Jump forward to the conclusion of my MFA two years later and I was now ready to begin my career as a Starving Artist. My plan was to apply my English degree from UNH to my work as a fiction writer, while simultaneously using all available kitchen floor space to expand upon the sculpture work I had been doing at RISD. This plan also involved the consumption of massive amounts frozen tater tots, cheap beer and instant coffee, as well as a series of requisite low-paying, menial day jobs to support my art habit—chief among these being a stint as the manager of an infamous Portsmouth coffeehouse called the Elvis Room (which eventually closed down after one of the owners was stabbed by a customer) and almost 10 years as a stagehand at the Portsmouth Music Hall (where a friend once told me that I could make "literally hundreds of dollars with a career in theater").

All told, this period of my life lasted more than 15 years.

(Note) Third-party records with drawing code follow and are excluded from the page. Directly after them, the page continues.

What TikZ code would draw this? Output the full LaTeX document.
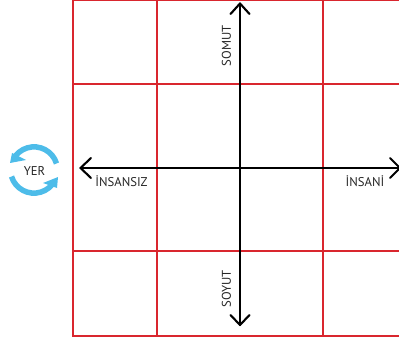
\documentclass[tikz,border=0pt]{standalone}
\usepackage{fontspec}
\setmainfont{PT Sans}
\definecolor{gridred}{HTML}{D9262E}
\definecolor{cyc}{HTML}{4DBCE9}
\tikzset{
  gridline/.style={draw=gridred,line width=1.7},
  axisline/.style={draw=black,line width=2.1,line cap=round,line join=round},
  lab/.style={font=\fontsize{12.7}{14}\selectfont,text=black!85,inner sep=0},
  cycarc/.style={draw=cyc,line width=5.5},
  cychead/.style={fill=cyc,draw=none}
}
\begin{document}
\begin{tikzpicture}[x=1pt,y=-1pt]
\useasboundingbox (0,0) rectangle (399,342);
\draw[gridline] (73,0.6) -- (399,0.6);
\draw[gridline] (73,84) -- (399,84);
\draw[gridline] (73,251) -- (399,251);
\draw[gridline] (73,336) -- (399,336);
\draw[gridline] (73,0) -- (73,336.8);
\draw[gridline] (157,0) -- (157,336);
\draw[gridline] (323,0) -- (323,336);
\coordinate (top) at (240,3.5);
\coordinate (bot) at (240,325);
\coordinate (lft) at (80.5,168);
\coordinate (rgt) at (400,168);
\draw[axisline] (top) -- (bot);
\draw[axisline] (lft) -- (rgt);
\draw[axisline] (230.5,14) -- (top) -- (249.5,14);
\draw[axisline] (230.5,315) -- (bot) -- (249.5,315);
\draw[axisline] (91,158) -- (lft) -- (91,178);
\draw[axisline] (390,158) -- (rgt) -- (390,178);
\draw[black,line width=2.6] (287,168) -- (298,168);
\node[lab,anchor=center] (insansiz) at (121.5,181.5) {İNSANSIZ};
\node[lab,anchor=center] (insani) at (365,181.5) {İNSANİ};
\node[lab,rotate=90,anchor=center] (somut) at (226.5,46) {SOMUT};
\node[lab,rotate=90,anchor=center] (soyut) at (226.5,289) {SOYUT};
\node[lab,anchor=center] (yer) at (34.5,171.5) {YER};
\draw[cycarc] (56.5,163.5) arc[start angle=-17,end angle=-150,radius=23.5];
\fill[cychead] (10,163) -- (12,153) -- (26,160) -- cycle;
\draw[cycarc] (11.5,176.5) arc[start angle=163,end angle=30,radius=23.5];
\fill[cychead] (58,177) -- (57,188) -- (43,183) -- cycle;
\end{tikzpicture}
\end{document}
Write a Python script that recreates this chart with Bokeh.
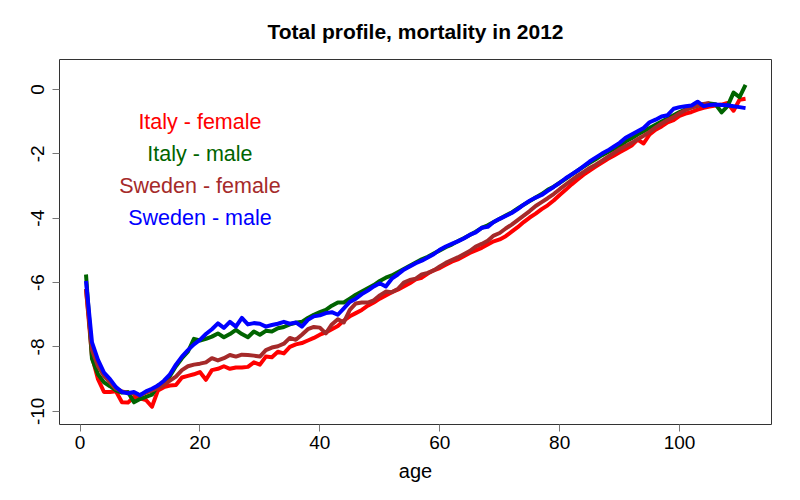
from bokeh.plotting import figure
from bokeh.models import Range1d, FixedTicker, Title, ColumnDataSource, PrintfTickFormatter
from bokeh.core.properties import value
from bokeh.embed import file_html
from bokeh.resources import INLINE

ages = list(range(1, 112))
ages_sweden_female = list(range(1, 106))

italy_female = [
    -6.2, -8.3, -9.0, -9.4, -9.4, -9.38, -9.72, -9.73, -9.55, -9.6,
    -9.65, -9.86, -9.35, -9.25, -9.2, -9.18, -8.95, -8.9, -8.85, -8.78,
    -9.02, -8.72, -8.68, -8.6, -8.68, -8.64, -8.64, -8.62, -8.48, -8.55,
    -8.3, -8.32, -8.15, -8.2, -8.0, -7.92, -7.88, -7.8, -7.72, -7.62,
    -7.55, -7.45, -7.35, -7.18, -7.05, -6.95, -6.85, -6.72, -6.62, -6.5,
    -6.4, -6.3, -6.22, -6.12, -6.02, -5.9, -5.85, -5.72, -5.62, -5.55,
    -5.45, -5.35, -5.28, -5.18, -5.08, -5.0, -4.92, -4.82, -4.72, -4.66,
    -4.56, -4.42, -4.28, -4.12, -3.98, -3.86, -3.72, -3.6, -3.45, -3.28,
    -3.12, -2.95, -2.8, -2.65, -2.52, -2.4, -2.28, -2.16, -2.06, -1.95,
    -1.85, -1.74, -1.56, -1.68, -1.4, -1.25, -1.15, -1.02, -0.95, -0.82,
    -0.75, -0.7, -0.63, -0.57, -0.53, -0.5, -0.47, -0.42, -0.66, -0.32,
    -0.29,
]

italy_male = [
    -5.75, -8.37, -8.85, -9.1, -9.22, -9.35, -9.42, -9.4, -9.72, -9.62,
    -9.55, -9.48, -9.2, -9.15, -8.9, -8.6, -8.35, -8.15, -7.75, -7.8,
    -7.75, -7.68, -7.58, -7.7, -7.6, -7.47, -7.6, -7.7, -7.52, -7.62,
    -7.5, -7.52, -7.42, -7.38, -7.3, -7.25, -7.22, -7.1, -7.0, -6.92,
    -6.85, -6.72, -6.62, -6.62, -6.5, -6.38, -6.28, -6.18, -6.08, -5.95,
    -5.85, -5.78, -5.68, -5.58, -5.48, -5.38, -5.28, -5.2, -5.1, -5.0,
    -4.9, -4.82, -4.72, -4.62, -4.52, -4.42, -4.3, -4.22, -4.12, -4.02,
    -3.92, -3.82, -3.7, -3.58, -3.47, -3.36, -3.25, -3.12, -3.02, -2.9,
    -2.78, -2.65, -2.52, -2.4, -2.28, -2.17, -2.05, -1.95, -1.85, -1.75,
    -1.62, -1.52, -1.4, -1.3, -1.2, -1.1, -1.0, -0.9, -0.8, -0.7,
    -0.62, -0.56, -0.5, -0.46, -0.44, -0.46, -0.71, -0.52, -0.1, -0.24,
    0.14,
]

sweden_female = [
    -6.2, -8.1, -8.6, -8.9, -9.1, -9.3, -9.38, -9.42, -9.45, -9.5,
    -9.42, -9.35, -9.28, -9.18, -9.05, -8.92, -8.72, -8.6, -8.55, -8.52,
    -8.48, -8.35, -8.42, -8.35, -8.25, -8.3, -8.24, -8.25, -8.27, -8.3,
    -8.1, -8.02, -7.98, -7.9, -7.72, -7.78, -7.62, -7.45, -7.38, -7.4,
    -7.58, -7.3, -7.14, -7.24, -6.85, -6.65, -6.62, -6.62, -6.55, -6.4,
    -6.28, -6.3, -6.2, -6.0, -5.92, -5.88, -5.75, -5.7, -5.62, -5.5,
    -5.39, -5.3, -5.22, -5.12, -5.02, -4.88, -4.8, -4.7, -4.54, -4.46,
    -4.32, -4.2, -4.06, -3.92, -3.78, -3.62, -3.5, -3.38, -3.25, -3.1,
    -2.96, -2.82, -2.68, -2.56, -2.44, -2.34, -2.22, -2.1, -1.98, -1.86,
    -1.76, -1.66, -1.55, -1.44, -1.32, -1.18, -1.06, -0.95, -0.86, -0.74,
    -0.64, -0.56, -0.5, -0.45, -0.42,
]

sweden_male = [
    -5.95, -7.86, -8.4, -8.8, -9.0, -9.25, -9.4, -9.44, -9.4, -9.5,
    -9.38, -9.3, -9.2, -9.05, -8.85, -8.55, -8.3, -8.1, -7.92, -7.78,
    -7.6, -7.45, -7.27, -7.41, -7.22, -7.37, -7.1, -7.3, -7.26, -7.28,
    -7.37, -7.32, -7.28, -7.22, -7.28, -7.24, -7.37, -7.16, -7.05, -7.02,
    -6.95, -6.92, -7.0, -6.8, -6.6, -6.5, -6.36, -6.25, -6.12, -6.02,
    -6.12, -5.88, -5.75, -5.6, -5.5, -5.4, -5.32, -5.22, -5.12, -4.98,
    -4.88, -4.8, -4.72, -4.63, -4.52, -4.44, -4.3, -4.27, -4.12, -4.02,
    -3.93, -3.84, -3.72, -3.58, -3.46, -3.36, -3.28, -3.15, -3.03, -2.9,
    -2.76, -2.64, -2.52, -2.38, -2.24, -2.12, -2.0, -1.9, -1.78, -1.66,
    -1.5, -1.4, -1.3, -1.2, -1.02, -0.94, -0.84, -0.8, -0.6, -0.55,
    -0.52, -0.5, -0.38, -0.52, -0.48, -0.47, -0.48, -0.49, -0.52, -0.55,
    -0.58,
]

series_names = ["Italy - female", "Italy - male", "Sweden - female", "Sweden - male"]
series_colors = ["#FF0000", "#006400", "#A52A2A", "#0000FF"]
x_ticks = [0, 20, 40, 60, 80, 100]
y_ticks = [-10, -8, -6, -4, -2, 0]
title_text = "Total profile, mortality in 2012"

FONT = "Liberation Sans"

p = figure(width=784, height=484, output_backend="svg", toolbar_location=None,
           x_range=Range1d(-3.42, 115.33), y_range=Range1d(-10.41, 0.93),
           min_border_left=59, min_border_right=13, min_border_top=59,
           min_border_bottom=58)

p.title = Title(text=title_text, align="center", vertical_align="top",
                text_font=FONT, text_font_size="21px", text_font_style="bold",
                text_color="black", offset=0, standoff=30)

p.outline_line_color = "#333333"
p.outline_line_width = 1
p.xgrid.visible = False
p.ygrid.visible = False
p.background_fill_color = "white"
p.border_fill_color = "white"

for ax in (p.xaxis, p.yaxis):
    ax.axis_line_color = None
    ax.major_tick_line_color = "#777777"
    ax.major_tick_out = 7
    ax.major_tick_in = 0
    ax.minor_tick_line_color = None
    ax.major_label_text_font = FONT
    ax.major_label_text_font_size = "19px"
    ax.major_label_text_color = "black"
    ax.formatter = PrintfTickFormatter(format="%d")

p.xaxis.ticker = FixedTicker(ticks=x_ticks)
p.yaxis.ticker = FixedTicker(ticks=y_ticks)
p.yaxis.major_label_orientation = "vertical"
p.xaxis.major_label_standoff = 4
p.yaxis.major_label_standoff = 8
p.xaxis.axis_label = "age"
p.xaxis.axis_label_text_font = FONT
p.xaxis.axis_label_text_font_size = "20px"
p.xaxis.axis_label_text_font_style = "normal"
p.xaxis.axis_label_text_color = "black"
p.xaxis.axis_label_standoff = 8

all_series = [(ages, italy_female), (ages, italy_male),
              (ages_sweden_female, sweden_female), (ages, sweden_male)]
for (xs, ys), name, color in zip(all_series, series_names, series_colors):
    p.line(xs, ys, line_color=color, line_width=4, line_join="round")

label_src = ColumnDataSource(dict(
    x=[20, 20, 20, 20],
    y=[-1, -2, -3, -4],
    text=series_names,
    color=series_colors,
))
p.text(x="x", y="y", text="text", text_color="color", source=label_src,
       text_align="center", text_baseline="middle",
       text_font=value(FONT), text_font_size="21.5px")

open("out.html", "w").write(file_html(p, INLINE))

There were many short stories written, and some even published. I showed and, on occasion, sold my artwork. I even had a few spoken work gigs in front of a live jazz band that resulted in my inclusion on a CD: Beat Nights at the Electric Cave. I loved every minute of it, even if I couldn't afford a car or proper furniture. But as middle age crept up on me I began to think about settling down, maybe even getting a dog. In 2004 I met a beautiful woman named Melissa, who, unlike any of my previous girlfriends, had a remarkable tolerance for my vertiginous mood swings and lack of long term goals, and we got married in Vermont (why Vermont? I honestly don't remember). In the spirit of adventure we sold all our possessions and moved to the Island of Hawaii to start a new life. Melissa is now days away from graduating from the University of Hawaii at Hilo with a degree in nursing, and I am currently the Lead Summit Optics Technician at the W.M. Keck Observatory, the most powerful optical telescopes in the world, located on top of Mauna Kea, a 14,000-foot mountain in the middle of the Pacific. I still have no idea how I ended up with this job, but Melissa and I own a house, we have a dog and two cats, and our garden is full of avocados, pineapples, papayas, bananas, citrus and ginger. I have also travelled to Belize, Honduras, Australia, England, Indonesia and this winter I hope to go to Thailand. Life is pretty good.

In closing, I would just like to say that about 11 years ago my father, who shared the same name as me, passed away, and through some confusion of postal notification the Alumni Magazine took his death to be my own and included me in the alumni obituary column. I hope the preceding history will clear that up. Aloha!